Export bans are very crude trade policy, and it seems unlikely that they are in the country's interests very often. Indonesia's first nickel export ban looks clearly harmful for the country. The second export ban, on this showing, may have been successful and it's goal of capturing more of the nickel value chain, but at what cost? Traditional free trade models to give a good reason to presume that the harms exceed the benefits. To refute that conclusion, some sort of market failure would need to be demonstrated. For example, do industries downstream of nickel mining have positive externalities, perhaps through creation of good jobs that facilitate upward social mobility or reduce welfare dependency? Until that's demonstrated, the presumption has to be that the nickel export ban appeased the government's arbitrary preference for more manufacturing, but made the country as a whole worse off, albeit the downsides maybe too diffuse to capture and setting the balance against the benefits.

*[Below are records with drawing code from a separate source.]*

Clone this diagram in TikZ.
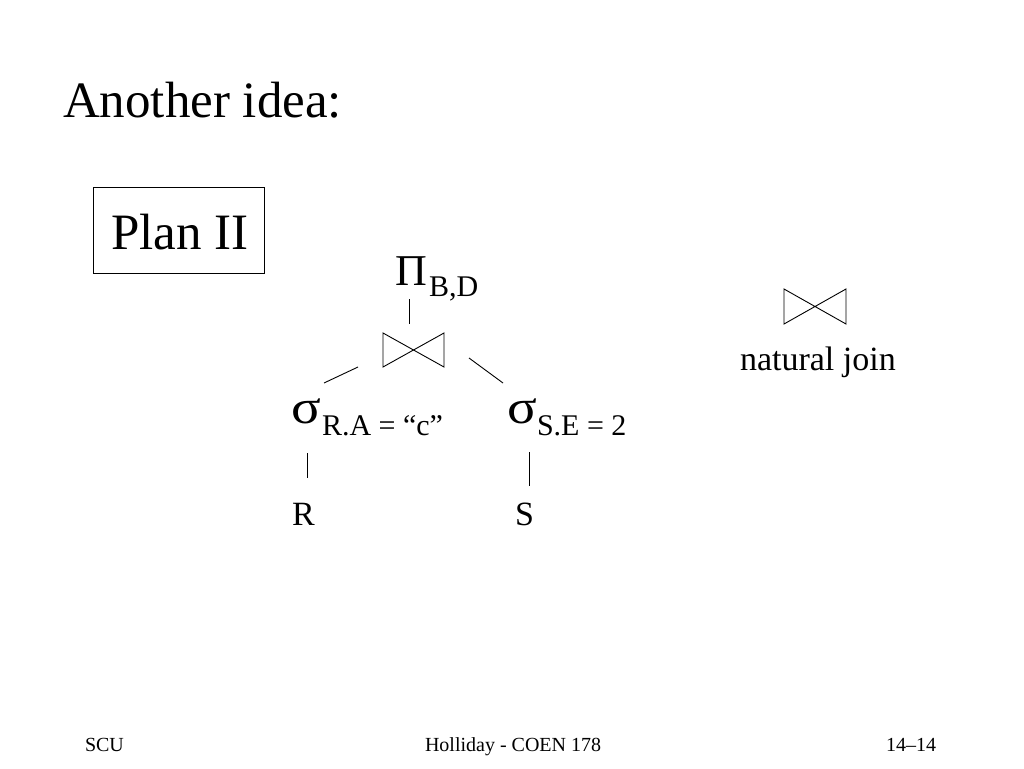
\documentclass[tikz,border=0pt]{standalone}
\usepackage{fontspec}
\setmainfont{Liberation Serif}
\newcommand{\bigsig}{\scalebox{1.2}[1.05]{σ}}
\begin{document}
\begin{tikzpicture}[x=1pt,y=-1pt,
  txt/.style={inner sep=0pt,outer sep=0pt,anchor=base west},
  title/.style={txt,font=\fontsize{51}{51}\selectfont},
  big/.style={txt,font=\fontsize{46}{46}\selectfont},
  sub/.style={txt,font=\fontsize{30}{30}\selectfont},
  leaf/.style={txt,font=\fontsize{34}{34}\selectfont},
  foot/.style={txt,font=\fontsize{20}{20}\selectfont},
  edge/.style={line width=0.9pt},
  bowtie/.style={line width=0.9pt,line join=miter}]
\useasboundingbox[fill=white] (0,0) rectangle (1024,768);
% title
\node[title] (title) at (63,117) {Another idea:};
% plan box
\node[title] (plan) at (111,249) {Plan II};
\draw[line width=0.9pt] (93,187) rectangle (264,273);
% root projection
\node[big,font=\fontsize{44}{44}\selectfont] (pi) at (395,285) {Π};
\node[sub] (pisub) at (429,296) {B,D};
% join symbol
\draw[bowtie] (383,333) -- (444,367) -- (444,333) -- (383,367) -- cycle;
% left selection
\node[big] (sl) at (291,423) {\bigsig};
\node[sub] (slsub) at (322,435) {R.A = “c”};
% right selection
\node[big] (sr) at (507,423) {\bigsig};
\node[sub] (srsub) at (537,435) {S.E = 2};
% leaves
\node[leaf] (R) at (292,525) {R};
\node[leaf] (S) at (515,525) {S};
% connectors
\coordinate (a1) at (409,299); \coordinate (a2) at (409,324);
\coordinate (b1) at (358,367); \coordinate (b2) at (324,383);
\coordinate (c1) at (469,358); \coordinate (c2) at (503,383);
\coordinate (d1) at (307,453); \coordinate (d2) at (307,478);
\coordinate (e1) at (529,452); \coordinate (e2) at (529,486);
\draw[edge] (a1) -- (a2);
\draw[edge] (b1) -- (b2);
\draw[edge] (c1) -- (c2);
\draw[edge] (d1) -- (d2);
\draw[edge] (e1) -- (e2);
% legend
\draw[bowtie] (784,289) -- (846,324) -- (846,289) -- (784,324) -- cycle;
\node[leaf] (nj) at (740,370) {natural join};
% footer
\node[foot] (f1) at (85,751) {SCU};
\node[foot] (f2) at (425,751) {Holliday - COEN 178};
\node[foot] (f3) at (886,751) {14–14};
\end{tikzpicture}
\end{document}
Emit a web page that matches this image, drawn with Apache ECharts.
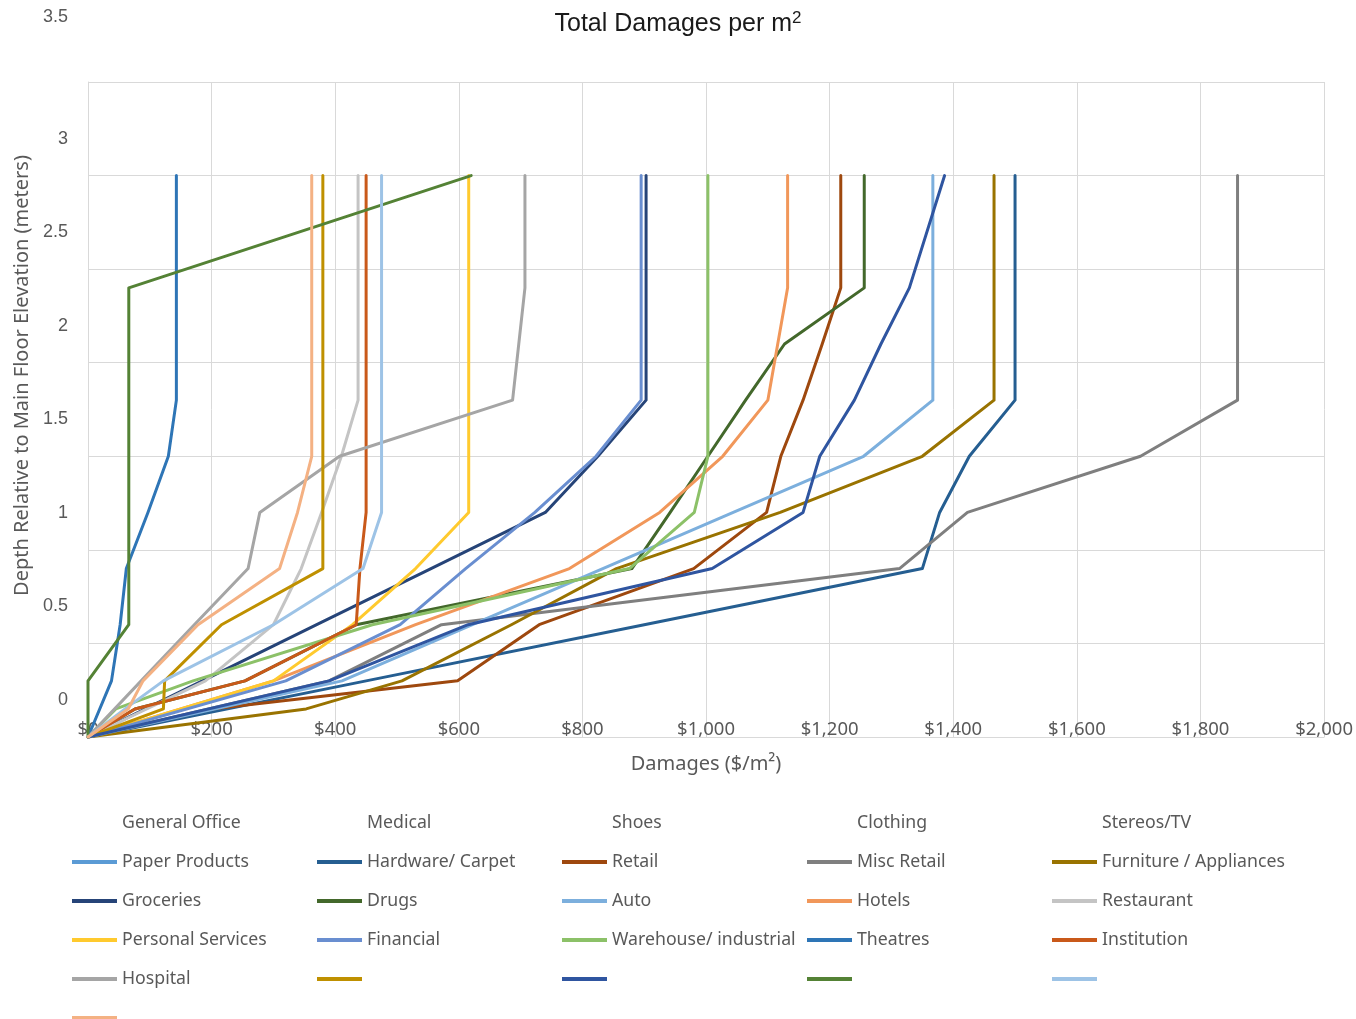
<!DOCTYPE html>
<html>
<head>
<meta charset="utf-8">
<script src="https://cdn.jsdelivr.net/npm/echarts@6/dist/echarts.min.js"></script>
<style>
  html, body { margin: 0; padding: 0; background: #fff; }
  #main { width: 1356px; height: 1019px; }
</style>
</head>
<body>
<div id="main"></div>
<script>
// depth levels (m) shared by every curve, damages ($/m2) per level, null = no point there
const depths = [0, 0.15, 0.3, 0.6, 0.9, 1.2, 1.5, 1.8, 2.1, 2.4, 3.0];

const headerNames = ['General Office', 'Medical', 'Shoes', 'Clothing', 'Stereos/TV'];

const paperProducts = [];
const hardwareCarpet = [0, null, 450, 900, 1350, 1378, 1426, 1500, 1500, 1500, 1500];
const retail = [0, 200, 598, 730, 980, 1098, 1121, 1157, 1188, 1218, 1218];
const miscRetail = [0, null, 390, 572, 1313, 1423, 1703, 1860, 1860, 1860, 1860];
const furniture = [0, 353, 508, 685, 855, 1120, 1350, 1466, 1466, 1466, 1466];
const groceries = [0, null, 185, 370, 555, 740, 825, 903, 903, 903, 903];
const drugs = [0, 76, 254, 434, 880, 942, 1003, 1064, 1127, 1256, 1256];
const auto = [0, null, 411, 622, 833, 1044, 1255, 1367, 1367, 1367, 1367];
const hotels = [0, null, 300, 530, 779, 925, 1027, 1100, 1116, 1132, 1132];
const restaurant = [0, null, 190, 300, 345, 378, 410, 437, 437, 437, 437];
const personalServices = [0, null, 300, 428, 530, 616, 616, 616, 616, 616, 616];
const financial = [0, null, 320, 505, 611, 723, 822, 895, 895, 895, 895];
const warehouse = [0, 45, 170, 460, 876, 981, 1003, 1003, 1003, 1003, 1003];
const theatres = [0, null, 38, 52, 62, 97, 130, 143, 143, 143, 143];
const institution = [0, 76, 254, 434, 440, 450, 450, 450, 450, 450, 450];
const hospital = [0, null, 86, 172, 259, 278, 407, 687, 697, 707, 707];
const unnamedGold = [0, 122, 124, 216, 380, 380, 380, 380, 380, 380, 380];
const unnamedBlue = [0, null, 390, 615, 1010, 1157, 1184, 1240, 1283, 1329, 1386];
const unnamedGreen = [0, null, 0, 66, 66, 66, 66, 66, 66, 66, 620];
const unnamedPaleBlue = [0, 60, 122, 300, 445, 475, 475, 475, 475, 475, 475];
const unnamedPaleOrange = [0, 65, 89, 178, 310, 339, 362, 362, 362, 362, 362];

const xTicks = [0, 200, 400, 600, 800, 1000, 1200, 1400, 1600, 1800, 2000];
const yTicks = [0, 0.5, 1, 1.5, 2, 2.5, 3, 3.5];

// name, label shown in legend, values, colour
const curves = [
  ['Paper Products', 'Paper Products', paperProducts, '#5B9BD5'],
  ['Hardware/ Carpet', 'Hardware/ Carpet', hardwareCarpet, '#255E91'],
  ['Retail', 'Retail', retail, '#9E480E'],
  ['Misc Retail', 'Misc Retail', miscRetail, '#7F7F7F'],
  ['Furniture / Appliances', 'Furniture / Appliances', furniture, '#997300'],
  ['Groceries', 'Groceries', groceries, '#264478'],
  ['Drugs', 'Drugs', drugs, '#43682B'],
  ['Auto', 'Auto', auto, '#7CAFDD'],
  ['Hotels', 'Hotels', hotels, '#F1975A'],
  ['Restaurant', 'Restaurant', restaurant, '#C4C4C4'],
  ['Personal Services', 'Personal Services', personalServices, '#FFCA2E'],
  ['Financial', 'Financial', financial, '#698ED0'],
  ['Warehouse/ industrial', 'Warehouse/ industrial', warehouse, '#8CC168'],
  ['Theatres', 'Theatres', theatres, '#2E75B6'],
  ['Institution', 'Institution', institution, '#C9591A'],
  ['Hospital', 'Hospital', hospital, '#A5A5A5'],
  ['s22', '', unnamedGold, '#BF9000'],
  ['s23', '', unnamedBlue, '#2F55A0'],
  ['s24', '', unnamedGreen, '#548235'],
  ['s25', '', unnamedPaleBlue, '#9DC3E6'],
  ['s26', '', unnamedPaleOrange, '#F4B183']
];

const legendText = {};
const series = [];
headerNames.forEach(n => {
  legendText[n] = n;
  series.push({
    name: n, type: 'line', data: [],
    itemStyle: { color: 'rgba(0,0,0,0)' },
    lineStyle: { color: 'rgba(0,0,0,0)' }
  });
});
curves.forEach(c => {
  legendText[c[0]] = c[1];
  const pts = [];
  c[2].forEach((v, i) => { if (v !== null) pts.push([v, depths[i]]); });
  series.push({
    name: c[0], type: 'line', data: pts,
    showSymbol: false, symbol: 'none',
    itemStyle: { color: c[3] },
    lineStyle: { color: c[3], width: 3, join: 'round', cap: 'round' },
    emphasis: { disabled: true },
    animation: false
  });
});

const chart = echarts.init(document.getElementById('main'));
const grey = '#595959';
const uiFont = '"Noto Sans", "Open Sans", sans-serif';
const narrow = '"Liberation Sans Narrow", "Liberation Sans", Arial, sans-serif';

chart.setOption({
  backgroundColor: '#ffffff',
  animation: false,
  title: {
    text: 'Total Damages per m{sup|2}',
    left: 'center',
    top: 5,
    textStyle: {
      fontFamily: narrow, fontSize: 25, fontWeight: 'normal', color: '#1a1a1a',
      rich: { sup: { fontFamily: narrow, fontSize: 17, color: '#1a1a1a', padding: [0, 0, 12, 0] } }
    }
  },
  grid: { left: 88, right: 31, top: 82, bottom: 282 },
  xAxis: {
    type: 'value', min: 0, max: 2000, interval: 200,
    name: 'Damages ($/m²)', nameLocation: 'middle', nameGap: 17,
    nameTextStyle: { color: grey, fontFamily: uiFont, fontSize: 20 },
    axisLine: { show: true, lineStyle: { color: '#D9D9D9' } },
    axisTick: { show: false },
    splitLine: { show: true, lineStyle: { color: '#D9D9D9', width: 1 } },
    axisLabel: {
      color: grey, fontFamily: uiFont, fontSize: 18.5, margin: -17,
      formatter: v => xTicks.indexOf(v) >= 0 ? '$' + v.toLocaleString('en-US') : ''
    }
  },
  yAxis: {
    type: 'value', min: 0, max: 3.5, interval: 0.5,
    name: 'Depth Relative to Main Floor Elevation (meters)',
    nameLocation: 'middle', nameGap: 54,
    nameTextStyle: { color: grey, fontFamily: uiFont, fontSize: 20, padding: [0, 0, 0, 68] },
    axisLine: { show: true, lineStyle: { color: '#D9D9D9' } },
    axisTick: { show: false },
    splitLine: { show: true, lineStyle: { color: '#D9D9D9', width: 1 } },
    axisLabel: {
      color: grey, fontFamily: narrow, fontSize: 18, margin: 20,
      formatter: v => {
        if (yTicks.indexOf(v) < 0) return '';
        return v === 3.5 ? '{hi|' + v + '}' : '{n|' + v + '}';
      },
      rich: {
        n: { padding: [0, 0, 74, 0] },
        hi: { padding: [0, 0, 130, 0] }
      }
    }
  },
  legend: {
    left: 72, top: 806, width: 1240, padding: 0,
    icon: 'rect', itemWidth: 45, itemHeight: 4, itemGap: 5,
    selectedMode: false,
    formatter: n => legendText[n] === '' ? ' ' : legendText[n],
    textStyle: { color: grey, fontFamily: uiFont, fontSize: 17.7, width: 190, height: 34, lineHeight: 34 },
    data: headerNames.concat(curves.map(c => c[0]))
  },
  series: series
});
</script>
</body>
</html>
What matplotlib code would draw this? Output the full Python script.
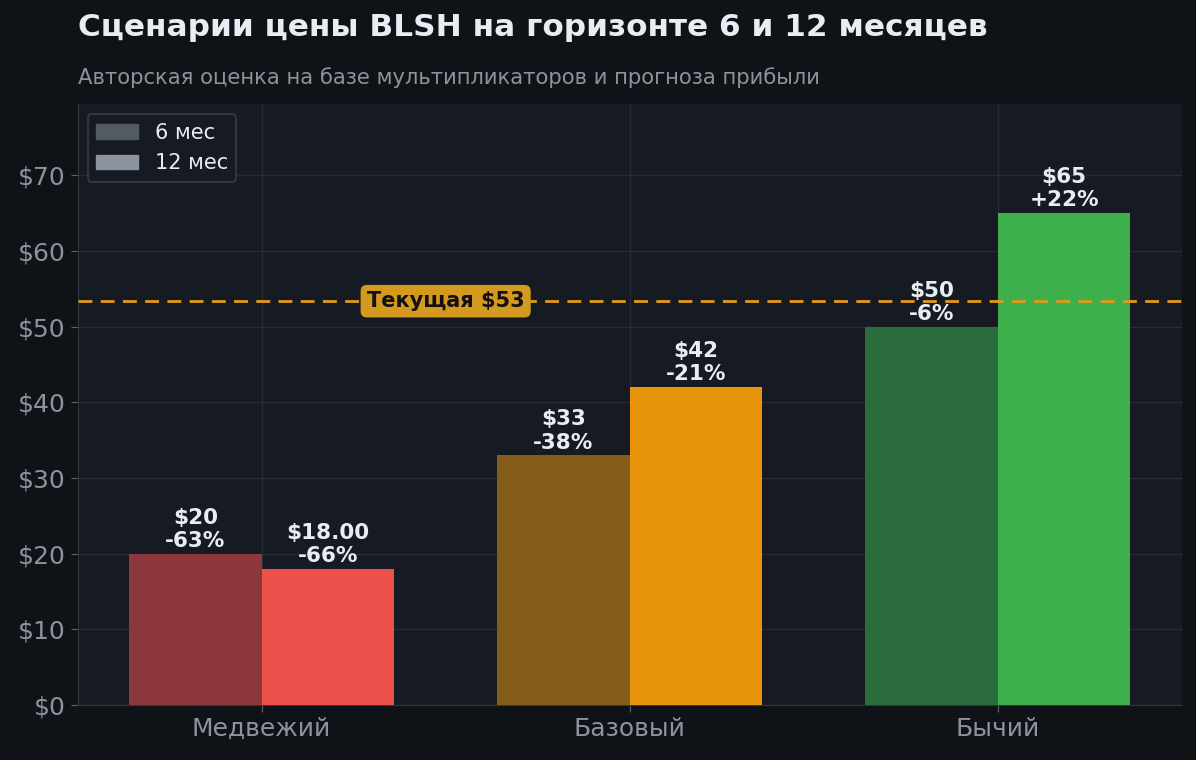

But let's suppose for the sake of argument that a comprehensive cost-benefit analysis of the nickel export ban would reveal that it's a good thing for Indonesia, taken separately. Is it a good thing for other countries? Almost certainly not. To take away theit option of buying Indonesian nickel almost certainly hurts them. And if Indonesia benefits but other countries lose out, are Indonesian nickel bans a good thing for the human race as a whole? Again, almost certainly not.

So it would be nice if export bans were prohibited somehow. That's the old logic of trade deals, and of wonderful old organizations like GATT and WTO, but unfortunately, good behavior in trade policy has gone somewhat out of fashion, which is probably a contributor to the global trend toward violent chaos, aggression and fascism and all that. I'd be delighted if Global Prosperity Institute took that as a provocation to prove me wrong!

There's also the question of justice. By what right does Indonesia forbid its citizens from exporting unprocessed nickel? The question seems antiquated somehow, maybe because it has an aura of moral realism which is out of tune with our morally relativistic age. Not that people are ultimately all that serious in their moral relativism: in the face of genocide or naked aggression or rape, they tend to assume that their moral intuitions are authoritative. But they're moral relativists in small matters. The irony here, as in many places once you start to look for it is that utilitarian ends would be best served if people believed that export bans were unjust.

Free trade is a global public good. And one of the best things that rich countries could do is to launch robust and generous foreign aid programs conditional on free trade. Then pretty soon developing countries would feel they couldn't afford to institute export bans, because of all the foreign aid they would lose.